* BEGIN *

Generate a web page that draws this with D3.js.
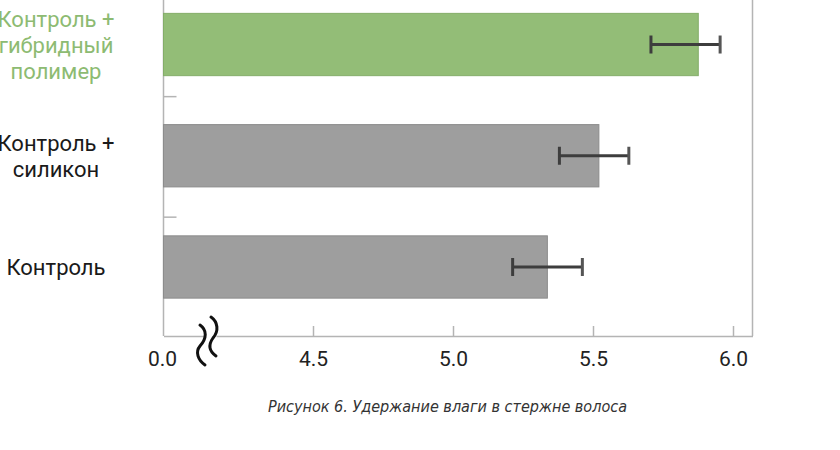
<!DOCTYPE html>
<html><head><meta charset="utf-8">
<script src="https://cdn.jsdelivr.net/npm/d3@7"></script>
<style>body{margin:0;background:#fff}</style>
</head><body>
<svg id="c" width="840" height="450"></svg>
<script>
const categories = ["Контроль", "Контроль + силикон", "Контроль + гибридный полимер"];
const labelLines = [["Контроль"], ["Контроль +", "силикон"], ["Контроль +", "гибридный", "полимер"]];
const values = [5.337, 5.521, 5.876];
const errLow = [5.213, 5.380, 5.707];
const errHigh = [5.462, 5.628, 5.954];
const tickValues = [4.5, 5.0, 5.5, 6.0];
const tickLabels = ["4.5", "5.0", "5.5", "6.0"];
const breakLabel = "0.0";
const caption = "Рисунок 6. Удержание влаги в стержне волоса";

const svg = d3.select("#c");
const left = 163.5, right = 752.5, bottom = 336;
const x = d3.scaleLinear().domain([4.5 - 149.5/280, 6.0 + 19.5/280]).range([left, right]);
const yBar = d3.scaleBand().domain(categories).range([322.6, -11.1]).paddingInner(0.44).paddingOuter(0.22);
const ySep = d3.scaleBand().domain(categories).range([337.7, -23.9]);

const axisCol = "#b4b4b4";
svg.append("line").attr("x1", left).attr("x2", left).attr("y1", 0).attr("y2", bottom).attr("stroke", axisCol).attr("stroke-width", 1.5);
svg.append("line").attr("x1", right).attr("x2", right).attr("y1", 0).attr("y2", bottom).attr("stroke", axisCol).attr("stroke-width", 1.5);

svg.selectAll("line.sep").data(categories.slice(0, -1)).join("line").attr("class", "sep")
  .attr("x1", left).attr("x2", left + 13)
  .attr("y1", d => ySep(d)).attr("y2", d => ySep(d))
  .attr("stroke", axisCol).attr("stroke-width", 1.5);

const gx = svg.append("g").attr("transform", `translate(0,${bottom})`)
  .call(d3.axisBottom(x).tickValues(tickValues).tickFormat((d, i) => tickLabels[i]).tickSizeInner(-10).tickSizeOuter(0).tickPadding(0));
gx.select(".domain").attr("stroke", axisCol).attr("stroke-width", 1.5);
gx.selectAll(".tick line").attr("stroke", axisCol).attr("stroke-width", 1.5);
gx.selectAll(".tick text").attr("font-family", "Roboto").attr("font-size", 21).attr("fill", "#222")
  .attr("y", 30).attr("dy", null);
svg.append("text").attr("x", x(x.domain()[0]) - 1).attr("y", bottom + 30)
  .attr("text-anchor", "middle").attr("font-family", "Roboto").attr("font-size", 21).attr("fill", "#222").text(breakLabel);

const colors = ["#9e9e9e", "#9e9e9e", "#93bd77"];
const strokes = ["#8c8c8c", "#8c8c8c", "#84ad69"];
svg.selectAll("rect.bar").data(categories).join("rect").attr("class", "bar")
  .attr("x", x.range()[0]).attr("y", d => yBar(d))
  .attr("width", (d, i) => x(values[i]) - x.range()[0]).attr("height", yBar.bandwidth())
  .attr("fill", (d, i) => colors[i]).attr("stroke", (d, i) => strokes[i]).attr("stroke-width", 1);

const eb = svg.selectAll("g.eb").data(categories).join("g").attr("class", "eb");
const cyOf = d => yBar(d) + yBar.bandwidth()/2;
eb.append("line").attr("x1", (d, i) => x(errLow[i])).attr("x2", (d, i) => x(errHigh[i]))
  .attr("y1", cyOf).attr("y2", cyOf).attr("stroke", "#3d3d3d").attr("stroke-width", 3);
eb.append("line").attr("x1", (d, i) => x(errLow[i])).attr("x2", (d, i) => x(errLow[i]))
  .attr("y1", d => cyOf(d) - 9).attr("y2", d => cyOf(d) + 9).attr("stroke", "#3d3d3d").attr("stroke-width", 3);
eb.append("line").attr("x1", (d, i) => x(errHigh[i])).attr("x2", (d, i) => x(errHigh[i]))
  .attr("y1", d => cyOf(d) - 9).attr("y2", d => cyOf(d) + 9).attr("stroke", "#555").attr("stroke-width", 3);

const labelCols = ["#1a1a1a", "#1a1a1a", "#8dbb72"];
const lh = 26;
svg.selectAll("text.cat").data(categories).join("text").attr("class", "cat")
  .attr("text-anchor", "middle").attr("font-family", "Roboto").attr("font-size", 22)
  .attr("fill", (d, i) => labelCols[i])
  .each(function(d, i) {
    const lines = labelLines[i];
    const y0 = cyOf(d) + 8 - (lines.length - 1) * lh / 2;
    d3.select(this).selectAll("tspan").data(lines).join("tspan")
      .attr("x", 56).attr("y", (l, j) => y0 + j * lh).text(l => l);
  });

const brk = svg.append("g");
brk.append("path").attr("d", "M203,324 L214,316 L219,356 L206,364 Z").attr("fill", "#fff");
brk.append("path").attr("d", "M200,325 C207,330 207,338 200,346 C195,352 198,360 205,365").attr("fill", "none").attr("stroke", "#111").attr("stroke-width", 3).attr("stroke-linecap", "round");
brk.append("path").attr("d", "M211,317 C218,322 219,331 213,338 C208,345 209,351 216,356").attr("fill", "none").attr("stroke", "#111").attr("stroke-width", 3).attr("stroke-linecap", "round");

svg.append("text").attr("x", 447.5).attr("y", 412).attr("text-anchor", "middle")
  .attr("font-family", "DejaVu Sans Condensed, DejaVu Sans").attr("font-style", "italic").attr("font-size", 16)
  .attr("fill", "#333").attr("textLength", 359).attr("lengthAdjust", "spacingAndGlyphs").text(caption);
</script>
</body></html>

* END *

> **Task details**: Restate the data above word for word. Skip every picture.

> **Final result**:
Generate a web page that draws this with D3.js.
<!DOCTYPE html>
<html><head><meta charset="utf-8">
<script src="https://cdn.jsdelivr.net/npm/d3@7"></script>
<style>body{margin:0;background:#fff}</style>
</head><body>
<svg id="c" width="840" height="450"></svg>
<script>
const categories = ["Контроль", "Контроль + силикон", "Контроль + гибридный полимер"];
const labelLines = [["Контроль"], ["Контроль +", "силикон"], ["Контроль +", "гибридный", "полимер"]];
const values = [5.337, 5.521, 5.876];
const errLow = [5.213, 5.380, 5.707];
const errHigh = [5.462, 5.628, 5.954];
const tickValues = [4.5, 5.0, 5.5, 6.0];
const tickLabels = ["4.5", "5.0", "5.5", "6.0"];
const breakLabel = "0.0";
const caption = "Рисунок 6. Удержание влаги в стержне волоса";

const svg = d3.select("#c");
const left = 163.5, right = 752.5, bottom = 336;
const x = d3.scaleLinear().domain([4.5 - 149.5/280, 6.0 + 19.5/280]).range([left, right]);
const yBar = d3.scaleBand().domain(categories).range([322.6, -11.1]).paddingInner(0.44).paddingOuter(0.22);
const ySep = d3.scaleBand().domain(categories).range([337.7, -23.9]);

const axisCol = "#b4b4b4";
svg.append("line").attr("x1", left).attr("x2", left).attr("y1", 0).attr("y2", bottom).attr("stroke", axisCol).attr("stroke-width", 1.5);
svg.append("line").attr("x1", right).attr("x2", right).attr("y1", 0).attr("y2", bottom).attr("stroke", axisCol).attr("stroke-width", 1.5);

svg.selectAll("line.sep").data(categories.slice(0, -1)).join("line").attr("class", "sep")
  .attr("x1", left).attr("x2", left + 13)
  .attr("y1", d => ySep(d)).attr("y2", d => ySep(d))
  .attr("stroke", axisCol).attr("stroke-width", 1.5);

const gx = svg.append("g").attr("transform", `translate(0,${bottom})`)
  .call(d3.axisBottom(x).tickValues(tickValues).tickFormat((d, i) => tickLabels[i]).tickSizeInner(-10).tickSizeOuter(0).tickPadding(0));
gx.select(".domain").attr("stroke", axisCol).attr("stroke-width", 1.5);
gx.selectAll(".tick line").attr("stroke", axisCol).attr("stroke-width", 1.5);
gx.selectAll(".tick text").attr("font-family", "Roboto").attr("font-size", 21).attr("fill", "#222")
  .attr("y", 30).attr("dy", null);
svg.append("text").attr("x", x(x.domain()[0]) - 1).attr("y", bottom + 30)
  .attr("text-anchor", "middle").attr("font-family", "Roboto").attr("font-size", 21).attr("fill", "#222").text(breakLabel);

const colors = ["#9e9e9e", "#9e9e9e", "#93bd77"];
const strokes = ["#8c8c8c", "#8c8c8c", "#84ad69"];
svg.selectAll("rect.bar").data(categories).join("rect").attr("class", "bar")
  .attr("x", x.range()[0]).attr("y", d => yBar(d))
  .attr("width", (d, i) => x(values[i]) - x.range()[0]).attr("height", yBar.bandwidth())
  .attr("fill", (d, i) => colors[i]).attr("stroke", (d, i) => strokes[i]).attr("stroke-width", 1);

const eb = svg.selectAll("g.eb").data(categories).join("g").attr("class", "eb");
const cyOf = d => yBar(d) + yBar.bandwidth()/2;
eb.append("line").attr("x1", (d, i) => x(errLow[i])).attr("x2", (d, i) => x(errHigh[i]))
  .attr("y1", cyOf).attr("y2", cyOf).attr("stroke", "#3d3d3d").attr("stroke-width", 3);
eb.append("line").attr("x1", (d, i) => x(errLow[i])).attr("x2", (d, i) => x(errLow[i]))
  .attr("y1", d => cyOf(d) - 9).attr("y2", d => cyOf(d) + 9).attr("stroke", "#3d3d3d").attr("stroke-width", 3);
eb.append("line").attr("x1", (d, i) => x(errHigh[i])).attr("x2", (d, i) => x(errHigh[i]))
  .attr("y1", d => cyOf(d) - 9).attr("y2", d => cyOf(d) + 9).attr("stroke", "#555").attr("stroke-width", 3);

const labelCols = ["#1a1a1a", "#1a1a1a", "#8dbb72"];
const lh = 26;
svg.selectAll("text.cat").data(categories).join("text").attr("class", "cat")
  .attr("text-anchor", "middle").attr("font-family", "Roboto").attr("font-size", 22)
  .attr("fill", (d, i) => labelCols[i])
  .each(function(d, i) {
    const lines = labelLines[i];
    const y0 = cyOf(d) + 8 - (lines.length - 1) * lh / 2;
    d3.select(this).selectAll("tspan").data(lines).join("tspan")
      .attr("x", 56).attr("y", (l, j) => y0 + j * lh).text(l => l);
  });

const brk = svg.append("g");
brk.append("path").attr("d", "M203,324 L214,316 L219,356 L206,364 Z").attr("fill", "#fff");
brk.append("path").attr("d", "M200,325 C207,330 207,338 200,346 C195,352 198,360 205,365").attr("fill", "none").attr("stroke", "#111").attr("stroke-width", 3).attr("stroke-linecap", "round");
brk.append("path").attr("d", "M211,317 C218,322 219,331 213,338 C208,345 209,351 216,356").attr("fill", "none").attr("stroke", "#111").attr("stroke-width", 3).attr("stroke-linecap", "round");

svg.append("text").attr("x", 447.5).attr("y", 412).attr("text-anchor", "middle")
  .attr("font-family", "DejaVu Sans Condensed, DejaVu Sans").attr("font-style", "italic").attr("font-size", 16)
  .attr("fill", "#333").attr("textLength", 359).attr("lengthAdjust", "spacingAndGlyphs").text(caption);
</script>
</body></html>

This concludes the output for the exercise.